>> Begin Given information
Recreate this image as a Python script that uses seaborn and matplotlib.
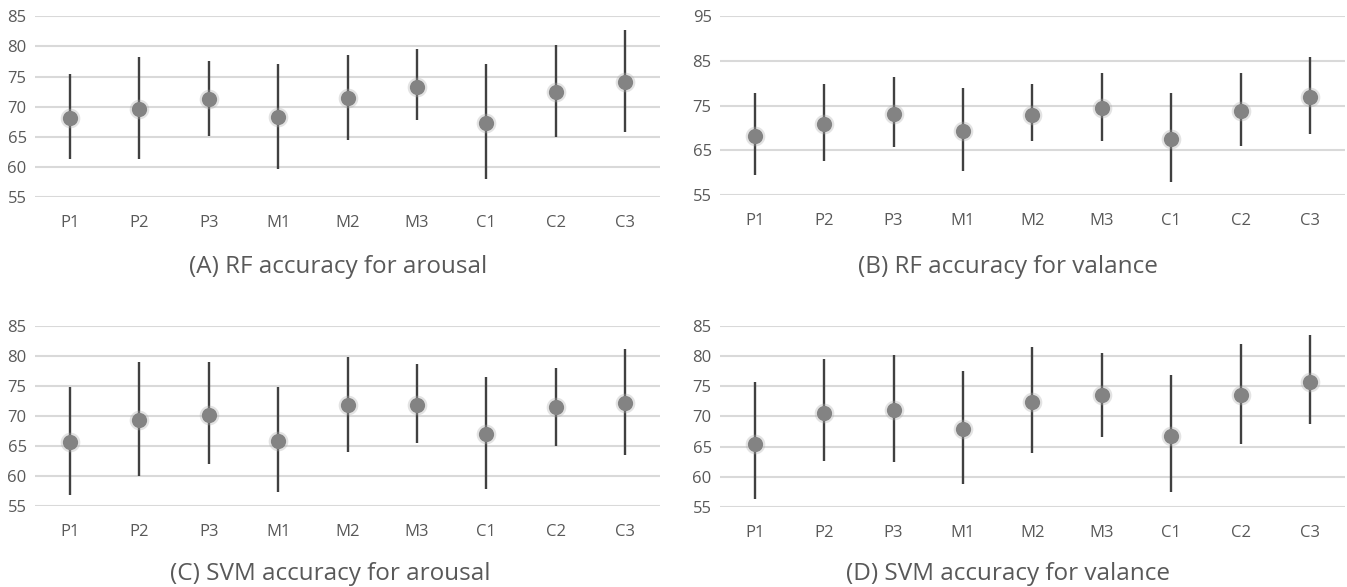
import pandas as pd
import matplotlib.pyplot as plt
import seaborn as sns

categories = ['P1', 'P2', 'P3', 'M1', 'M2', 'M3', 'C1', 'C2', 'C3']

# (A) RF arousal
rf_arousal_mean = [68.1, 69.6, 71.2, 68.2, 71.4, 73.2, 67.3, 72.4, 74.1]
rf_arousal_low = [61.3, 61.3, 65.1, 59.6, 64.5, 67.7, 57.9, 64.9, 65.8]
rf_arousal_high = [75.4, 78.2, 77.5, 77.1, 78.6, 79.5, 77.1, 80.3, 82.7]

# (B) RF valance
rf_valance_mean = [68.3, 70.9, 73.2, 69.4, 72.9, 74.4, 67.6, 73.8, 76.9]
rf_valance_low = [59.4, 62.6, 65.7, 60.3, 67.0, 67.1, 58.0, 66.0, 68.7]
rf_valance_high = [77.8, 79.8, 81.5, 79.0, 79.8, 82.4, 77.8, 82.4, 85.8]

# (C) SVM arousal
svm_arousal_mean = [65.7, 69.4, 70.2, 65.9, 71.8, 71.9, 67.1, 71.5, 72.2]
svm_arousal_low = [56.9, 60.0, 62.0, 57.3, 64.0, 65.5, 57.8, 65.1, 63.6]
svm_arousal_high = [74.8, 79.0, 79.0, 74.9, 79.9, 78.7, 76.6, 78.1, 81.2]

# (D) SVM valance
svm_valance_mean = [65.5, 70.6, 71.0, 67.9, 72.4, 73.5, 66.8, 73.5, 75.8]
svm_valance_low = [56.2, 62.6, 62.4, 58.7, 64.0, 66.6, 57.5, 65.4, 68.8]
svm_valance_high = [75.7, 79.5, 80.3, 77.5, 81.5, 80.5, 76.9, 82.0, 83.5]

titles = ['(A) RF accuracy for arousal', '(B) RF accuracy for valance',
          '(C) SVM accuracy for arousal', '(D) SVM accuracy for valance']
y_ticks = [[55, 60, 65, 70, 75, 80, 85],
           [55, 65, 75, 85, 95],
           [55, 60, 65, 70, 75, 80, 85],
           [55, 60, 65, 70, 75, 80, 85]]

panels = [
    (rf_arousal_mean, rf_arousal_low, rf_arousal_high),
    (rf_valance_mean, rf_valance_low, rf_valance_high),
    (svm_arousal_mean, svm_arousal_low, svm_arousal_high),
    (svm_valance_mean, svm_valance_low, svm_valance_high),
]

sns.set_style('white')
plt.rcParams['font.family'] = ['Open Sans', 'DejaVu Sans']

fig = plt.figure(figsize=(13.47, 5.87), dpi=100)

# axes boxes in figure fractions (left, bottom, width, height)
boxes = [(0.026, 0.665, 0.464, 0.307),
         (0.5345, 0.668, 0.464, 0.304),
         (0.026, 0.138, 0.464, 0.306),
         (0.5345, 0.137, 0.464, 0.307)]
title_pos = [(0.251, 0.545), (0.748, 0.545), (0.245, 0.022), (0.748, 0.022)]

grid_col = '#d9d9d9'
text_col = '#595959'

for i, (mean, low, high) in enumerate(panels):
    ax = fig.add_axes(boxes[i])
    df = pd.DataFrame({'cat': categories, 'mean': mean, 'low': low, 'high': high})

    ax.vlines(df['cat'], df['low'], df['high'], color='#404040', linewidth=1.7, zorder=3)
    # soft halo behind dots
    sns.scatterplot(data=df, x='cat', y='mean', ax=ax, s=200, color='#b0b0b0',
                    alpha=0.35, linewidth=0, zorder=4, legend=False)
    sns.scatterplot(data=df, x='cat', y='mean', ax=ax, s=120, color='#838383',
                    linewidth=0, zorder=5, legend=False)

    yt = y_ticks[i]
    ax.set_ylim(yt[0], yt[-1])
    ax.set_yticks(yt)
    ax.set_xlim(-0.5, len(categories) - 0.5)
    ax.grid(axis='y', color=grid_col, linewidth=1.5)
    ax.grid(axis='x', visible=False)
    ax.set_axisbelow(True)
    for s in ax.spines.values():
        s.set_visible(False)
    ax.tick_params(axis='both', length=0, labelsize=12, labelcolor=text_col)
    ax.tick_params(axis='x', pad=13)
    ax.tick_params(axis='y', pad=6)
    ax.set_xlabel('')
    ax.set_ylabel('')

    fig.text(title_pos[i][0], title_pos[i][1], titles[i], ha='center', va='center',
             fontsize=17.5, color=text_col)

fig.savefig('out.png', dpi=100)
>> End Given information
Directive. Pictures are excluded; extract exactly the lines from the start of the data through the line that holds "77.1, 80.3, 82.7]", both ends included.

Result for this exercise.
Recreate this image as a Python script that uses seaborn and matplotlib.
import pandas as pd
import matplotlib.pyplot as plt
import seaborn as sns

categories = ['P1', 'P2', 'P3', 'M1', 'M2', 'M3', 'C1', 'C2', 'C3']

# (A) RF arousal
rf_arousal_mean = [68.1, 69.6, 71.2, 68.2, 71.4, 73.2, 67.3, 72.4, 74.1]
rf_arousal_low = [61.3, 61.3, 65.1, 59.6, 64.5, 67.7, 57.9, 64.9, 65.8]
rf_arousal_high = [75.4, 78.2, 77.5, 77.1, 78.6, 79.5, 77.1, 80.3, 82.7]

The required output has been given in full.